The Transgender Resource Center of New Mexico (TGRC) hosted the Trans 101 workshop in the Side Effex restaurant and bar. Adrien Lawyer, co-director of the TGRC, led the training, which included information about basic terms, definitions and concepts related to people who are transgender.
"A trans person has an internal gender — what they know to be true about their gender on the inside — that doesn't match up with the sex they were designated with at birth," Lawyer said.
He later explained that calling non-trans or cisgender people "normal" implies being transgender is not normal. Lawyer estimates that approximately 3% of the population is transgender and, historically, every population around the globe has had gender non-conforming and trans members.
"Non-binary is not new," Lawyer said. "We know that there are indigenous cultures (who) have words in their own indigenous languages for up to five different gender classifications for people — not two. The gender binary is actually a newer and more modern idea."
Lawyer said it's important for people who identify with the gender they were assigned at birth to identify themselves as cisgender.
"If you are not trans you are probably cis ... if you are cis and you don't like to be called cis, then I would ask to you to think more about that later. (Ask yourself) why is that upsetting?" said Lawyer.

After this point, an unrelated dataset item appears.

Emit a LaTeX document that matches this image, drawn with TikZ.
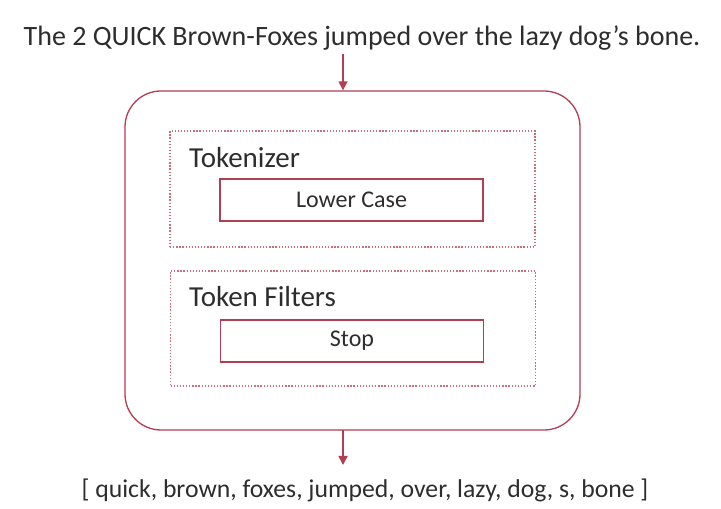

He continued, "(cis) is not an insult — it is a value neutral term."
The training wasn't just about using language in a more supportive way. Lawyer also touched on the dangers that transgender people encounter on a daily basis.
Sylvia Rivera, a prominent Latina transgender rights activist from New York City, "lived on the street for much of her life," Lawyer said. "She was engaged in survival economies just trying to get by. She often had to hustle just to survive and still she thought a lot about — and put herself on the line for — the safety of other people."
"According to the results of (a) national transgender discrimination study, 16% of all transgender people are or have been involved in survival economies — such as sex work or drug trade," reported Matthew Bakko in his 2018 Sexuality Research and Social Policy study. "In comparison to other transgender people, those involved in survival economies experience nearly double the rate of unemployment, homelessness, drug use, HIV infection and suicide attempts."
Every two years, the New Mexico Department of Health and the Public Education Department — with technical assistance from the University of New Mexico Prevention Research Center — conduct a survey of public high school students about risk behaviors and resilience (protective) factors.
The most recent survey revealed grim outcomes for young transgender people in New Mexico.
"Compared to cisgender students, those who identified as transgender, genderqueer or genderfluid, or were not sure of their gender identity, were at a much higher risk for housing instability, suicidal behaviors, substance use and being victims of bullying and sexual violence," the 2017 survey said.
Lawyer said he hoped that in the next 50 years, being transgender will be seen as other minority populations like being left-handed or red-headed.
The TGRC Drop-In Center is open Monday through Friday from 1-6 p.m. They offer free meals, clothes, confidential HIV testing, syringe exchange, support groups and a computer lab for gender non-conforming people.